NPD was started in the 1961 by the Milne family. It was a contractor carrier for Mobil fuels and Castrol lubricants. NPD became a wholesale distributor for Mobil in 1996, at the time it had 11 locations and two trucks. NPD was previously known as Nelson Petroleum Distributors. Between 2013 and 2016, NPD increased its site count from 30 to 40.

NPD planned to open 18 new locations in 2020, but due to the COVID-19 pandemic, they were only able to open 10. In 2019, 13 new sites were created, bringing the total number to 67 locations.

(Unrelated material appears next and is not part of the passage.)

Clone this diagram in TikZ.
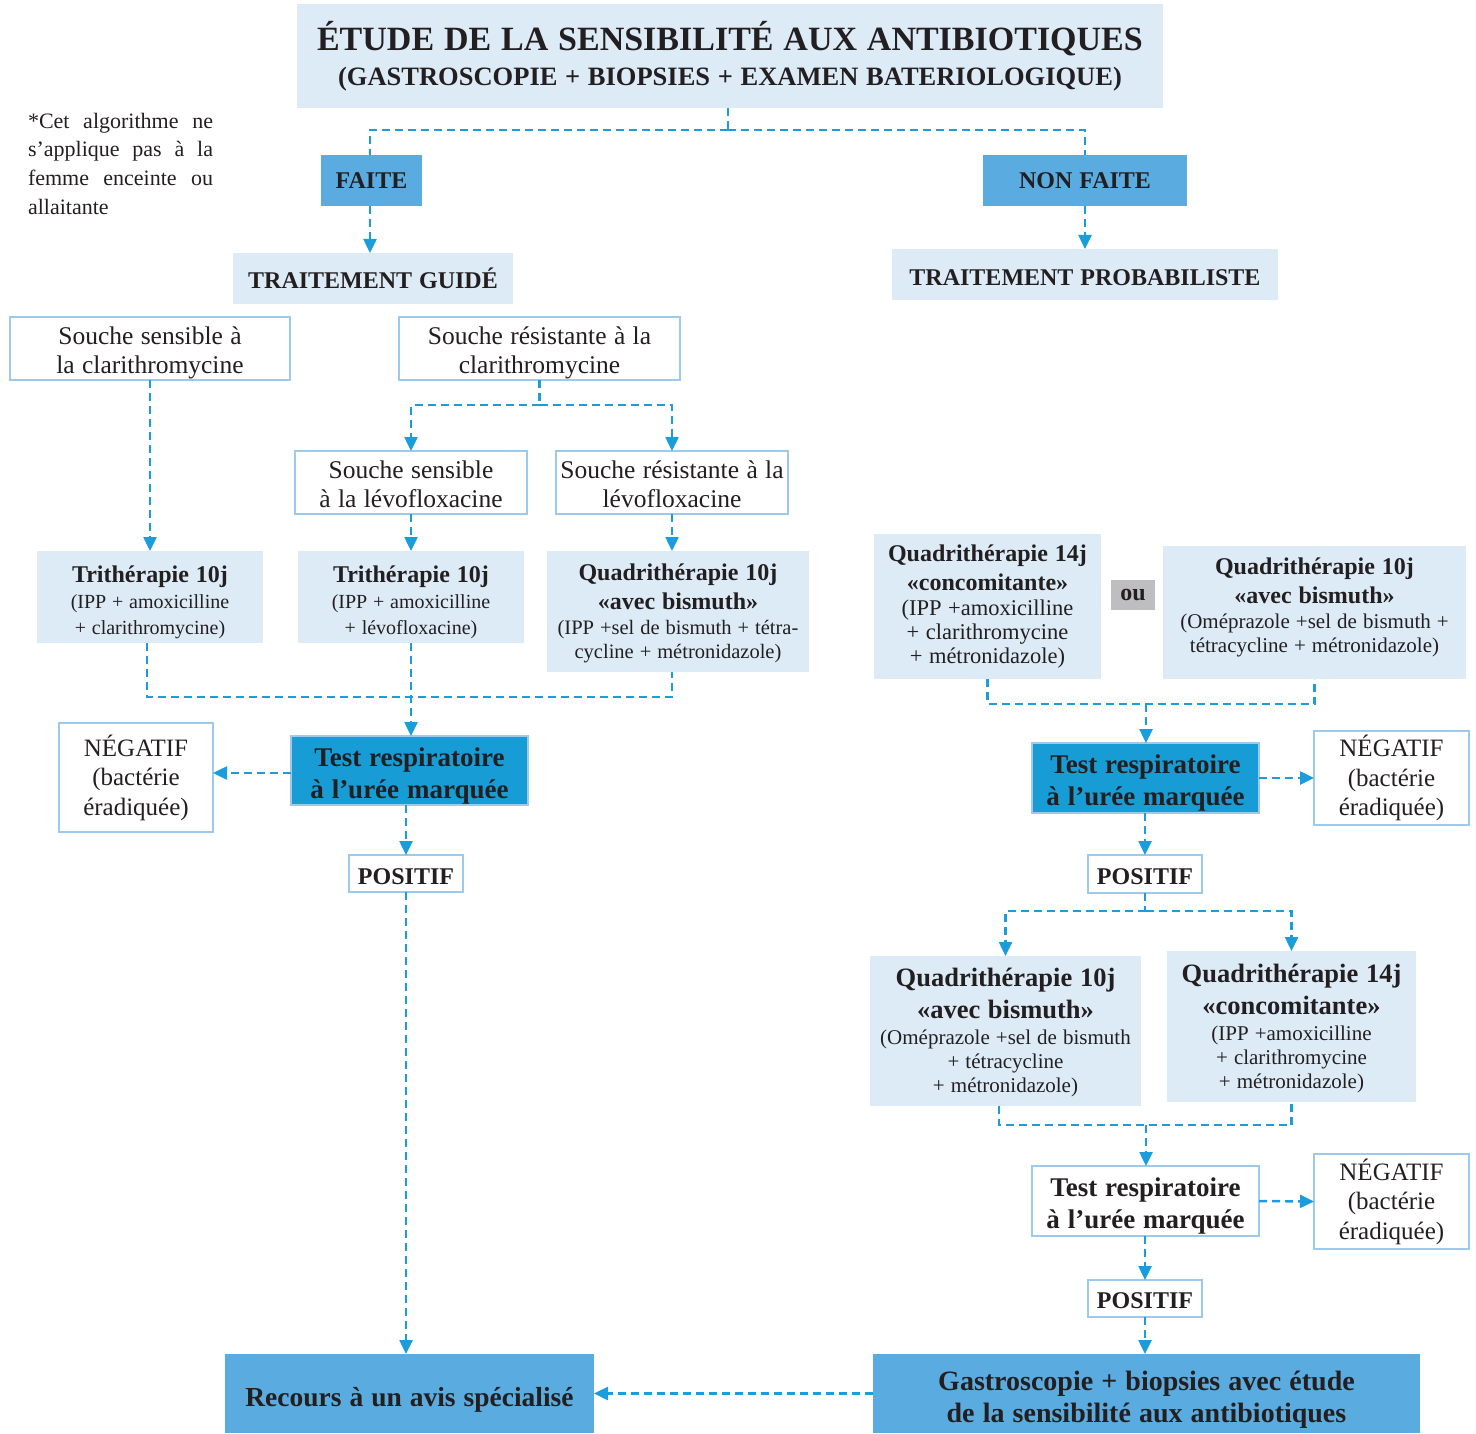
\documentclass[tikz,border=0pt]{standalone}
\usepackage{fontspec}
\setmainfont{Liberation Serif}
\usetikzlibrary{arrows.meta}
\setlength{\parindent}{0pt}
\setlength{\parskip}{0pt}
\definecolor{lightfill}{RGB}{221,235,247}
\definecolor{midblue}{RGB}{90,172,224}
\definecolor{darkblue}{RGB}{24,156,214}
\definecolor{bordc}{RGB}{157,201,237}
\definecolor{arrc}{RGB}{26,157,218}
\definecolor{greyc}{RGB}{190,190,192}
\definecolor{txt}{RGB}{35,31,32}
\newcommand\mkline[3]{{\fontsize{#1}{#2}\selectfont\spaceskip=.29em plus .2em minus .05em\relax #3\par}}
\newcommand\mkbold[3]{{\fontsize{#1}{#2}\selectfont\bfseries\spaceskip=.29em plus .2em minus .05em\relax #3\par}}
\begin{document}
\begin{tikzpicture}[x=1pt,y=-1pt,
  box/.style={rectangle, inner sep=0pt, outer sep=0pt, align=flush center, text=txt},
  wh/.style 2 args={minimum width=#1pt, minimum height=#2pt, text width=#1pt},
  lbox/.style={box, fill=lightfill},
  mbox/.style={box, fill=midblue},
  wbox/.style={box, fill=white, draw=bordc, line width=2.5pt},
  dbox/.style={box, fill=darkblue, draw=bordc, line width=2.5pt},
  gbox/.style={box, fill=greyc},
  conn/.style={draw=arrc, line width=2.5pt, dash pattern=on 8pt off 5pt},
  arr/.style={conn, -{Triangle[length=14pt,width=13pt]}}]
\useasboundingbox (0,0) rectangle (1476,1434);

% ---- top ----
\node[lbox, wh={866}{104}] (title) at (730,56)
 {\mkbold{34}{38}{ÉTUDE DE LA SENSIBILITÉ AUX ANTIBIOTIQUES}\mkbold{26.5}{35.5}{(GASTROSCOPIE + BIOPSIES + EXAMEN BATERIOLOGIQUE)}};
\node[box, align=flush left, text width=185pt, anchor=north west] (note) at (28,113)
 {\mkline{22}{28.7}{\makebox[185pt][s]{*Cet algorithme ne}}\mkline{22}{28.7}{\makebox[185pt][s]{s’applique pas à la}}\mkline{22}{28.7}{\makebox[185pt][s]{femme enceinte ou}}\mkline{22}{28.7}{allaitante}};
\node[mbox, wh={101}{51}] (faite) at (371.5,180.5) {\mkbold{24}{28}{FAITE}};
\node[mbox, wh={204}{51}] (nonfaite) at (1085,180.5) {\mkbold{24}{28}{NON FAITE}};
\node[lbox, wh={280}{51}] (tg) at (373,278.5) {\mkbold{24}{28}{TRAITEMENT GUIDÉ}};
\node[lbox, wh={386}{51}, text height=22pt] (tp) at (1085,274.5) {\mkbold{24}{28}{TRAITEMENT PROBABILISTE}};

% ---- left branch ----
\node[wbox, wh={280}{63}, text height=25.6pt] (ssc) at (150,348.5) {\mkline{25.5}{29}{Souche sensible à}\mkline{25.5}{29}{la clarithromycine}};
\node[wbox, wh={281}{63}, text height=25.6pt] (src) at (539.5,348.5) {\mkline{25.5}{29}{Souche résistante à la}\mkline{25.5}{29}{clarithromycine}};
\node[wbox, wh={232}{63}, text height=21.6pt] (ssl) at (411,482.5) {\mkline{25.5}{29}{Souche sensible}\mkline{25.5}{29}{à la lévofloxacine}};
\node[wbox, wh={232}{63}, text height=21.6pt] (srl) at (672,482.5) {\mkline{25.5}{29}{Souche résistante à la}\mkline{25.5}{29}{lévofloxacine}};
\node[lbox, wh={226}{92}, text height=27.8pt] (t1) at (150,597) {\mkbold{24}{26}{Trithérapie 10j}\mkline{20}{26}{(IPP + amoxicilline}\mkline{20}{26}{+ clarithromycine)}};
\node[lbox, wh={226}{92}, text height=27.8pt] (t2) at (411,597) {\mkbold{24}{26}{Trithérapie 10j}\mkline{20}{26}{(IPP + amoxicilline}\mkline{20}{26}{+ lévofloxacine)}};
\node[lbox, wh={262}{121}, text height=20.8pt] (q1) at (678,611.5) {\mkbold{24}{29}{Quadrithérapie 10j}\mkbold{24}{29}{«avec bismuth»}\mkline{20.5}{25}{(IPP +sel de bismuth + tétra-}\mkline{20.5}{24}{cycline + métronidazole)}};
\node[dbox, wh={237}{69}, text height=29pt] (test1) at (409.5,770.5) {\mkbold{27}{32}{Test respiratoire}\mkbold{27}{32}{à l’urée marquée}};
\node[wbox, wh={154}{109}] (neg1) at (136,777.5) {\mkline{25}{29.5}{NÉGATIF}\mkline{25}{29.5}{(bactérie}\mkline{25}{29.5}{éradiquée)}};
\node[wbox, wh={114}{37}, text height=22pt] (pos1) at (406,873.5) {\mkbold{24}{28}{POSITIF}};
\node[mbox, wh={369}{79}, text height=31pt] (recours) at (409.5,1393.5) {\mkbold{27.5}{32}{Recours à un avis spécialisé}};

% ---- right branch ----
\node[lbox, wh={227}{145}] (qa) at (987.5,606.5) {\mkbold{24}{29}{Quadrithérapie 14j}\mkbold{24}{29}{«concomitante»}\mkline{22.5}{25}{(IPP +amoxicilline}\mkline{22.5}{24}{+ clarithromycine}\mkline{22.5}{24}{+ métronidazole)}};
\node[gbox, wh={44}{30}] (ou) at (1133,595) {\mkbold{24}{28}{ou}};
\node[lbox, wh={303}{133}, text height=6.6pt] (qb) at (1314.5,612.5) {\mkbold{24}{29}{Quadrithérapie 10j}\mkbold{24}{29}{«avec bismuth»}\mkline{21}{25}{(Oméprazole +sel de bismuth +}\mkline{21}{24}{tétracycline + métronidazole)}};
\node[dbox, wh={227}{70}, text height=29pt] (test2) at (1145.5,778) {\mkbold{27}{32}{Test respiratoire}\mkbold{27}{32}{à l’urée marquée}};
\node[wbox, wh={155}{94}] (neg2) at (1391.5,778) {\mkline{25}{29.5}{NÉGATIF}\mkline{25}{29.5}{(bactérie}\mkline{25}{29.5}{éradiquée)}};
\node[wbox, wh={114}{38}, text height=21pt] (pos2) at (1145,874) {\mkbold{24}{28}{POSITIF}};
\node[lbox, wh={271}{150}, text height=22.3pt] (qc) at (1005.5,1031) {\mkbold{26.5}{32}{Quadrithérapie 10j}\mkbold{26.5}{32}{«avec bismuth»}\mkline{21}{26}{(Oméprazole +sel de bismuth}\mkline{21}{24}{+ tétracycline}\mkline{21}{24}{+ métronidazole)}};
\node[lbox, wh={249}{151}, text height=22.3pt] (qd) at (1291.5,1026.5) {\mkbold{26.5}{32}{Quadrithérapie 14j}\mkbold{26.5}{32}{«concomitante»}\mkline{21}{26}{(IPP +amoxicilline}\mkline{21}{24}{+ clarithromycine}\mkline{21}{24}{+ métronidazole)}};
\node[wbox, wh={227}{70}, text height=29pt] (test3) at (1145.5,1201) {\mkbold{27}{32}{Test respiratoire}\mkbold{27}{32}{à l’urée marquée}};
\node[wbox, wh={155}{95}] (neg3) at (1391.5,1201.5) {\mkline{25}{29.5}{NÉGATIF}\mkline{25}{29.5}{(bactérie}\mkline{25}{29.5}{éradiquée)}};
\node[wbox, wh={114}{37}, text height=21pt] (pos3) at (1145,1298.5) {\mkbold{24}{28}{POSITIF}};
\node[mbox, wh={547}{79}, text height=31.5pt] (gastro) at (1146.5,1393.5) {\mkbold{28}{32}{Gastroscopie + biopsies avec étude}\mkbold{28}{32}{de la sensibilité aux antibiotiques}};

% ---- connectors ----
\coordinate (j1) at (728,130);
\draw[conn] (title.south -| j1) -- (j1);
\draw[conn] (j1) -| (faite.north -| 370,0);
\draw[conn] (j1) -| (nonfaite.north);
\draw[arr] (faite.south -| 370,0) -- (tg.north -| 370,0);
\draw[arr] (nonfaite.south) -- (tp.north);
\draw[arr] (ssc.south) -- (t1.north);
\coordinate (j2) at (539.5,405);
\draw[conn] (src.south) -- (j2);
\draw[arr] (j2) -| (ssl.north);
\draw[arr] (j2) -| (srl.north);
\draw[arr] (ssl.south) -- (t2.north);
\draw[arr] (srl.south) -- (srl.south |- q1.north);
\coordinate (m1) at (411,697);
\draw[conn] (t1.south -| 147,0) |- (m1) -| (srl.south |- q1.south);
\draw[arr] (t2.south) -- (test1.north -| t2.south);
\draw[arr] (test1.west |- 0,773) -- (neg1.east |- 0,773);
\draw[arr] (test1.south -| pos1.north) -- (pos1.north);
\draw[arr] (pos1.south) -- (pos1.south |- recours.north);
\draw[arr] (gastro.west) -- (recours.east);

\coordinate (m2) at (1146,704);
\draw[conn] (qa.south) |- (m2) -| (qb.south);
\draw[arr] (m2) -- (m2 |- test2.north);
\draw[arr] (test2.east) -- (neg2.west);
\draw[arr] (test2.south -| pos2.north) -- (pos2.north);
\coordinate (j4) at (1146,911);
\draw[conn] (pos2.south) -- (pos2.south |- j4);
\draw[arr] (j4) -| (qc.north);
\draw[arr] (j4) -| (qd.north);
\coordinate (m3) at (1146,1125);
\draw[conn] (qc.south -| 999,0) |- (m3) -| (qd.south);
\draw[arr] (m3) -- (m3 |- test3.north);
\draw[arr] (test3.east) -- (neg3.west);
\draw[arr] (test3.south -| pos3.north) -- (pos3.north);
\draw[arr] (pos3.south) -- (pos3.south |- gastro.north);
\end{tikzpicture}
\end{document}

In June 2021 NPD opened in the North Island for the first time. It started with four locations, in Te Rapa in Hamilton, Westown in New Plymouth, Wiri in Auckland, and Palmerston North. At the time they had a 'first stage' goal of opening 32 sites in the North Island. In 2022 Rush Munro's, an ice creamery operating in the same site for 90 years in Hastings, had their lease terminated, with plans that the site be replaced with an NPD station. A local councillor criticised the proposal, saying that there were already enough petrol stations and that it was "disappointing" that the district would allow a petrol station to be placed there.

On 25 December 2025, NPD and Gull New Zealand announced plans to merge their New Zealand operations, subject to approval from the Commerce Commission. On 8 May 2026, the Commerce Commission approved the Astra Energy Group's bid to acquire NPD and Gull. While the two companies will merge, they will maintain their separate brands.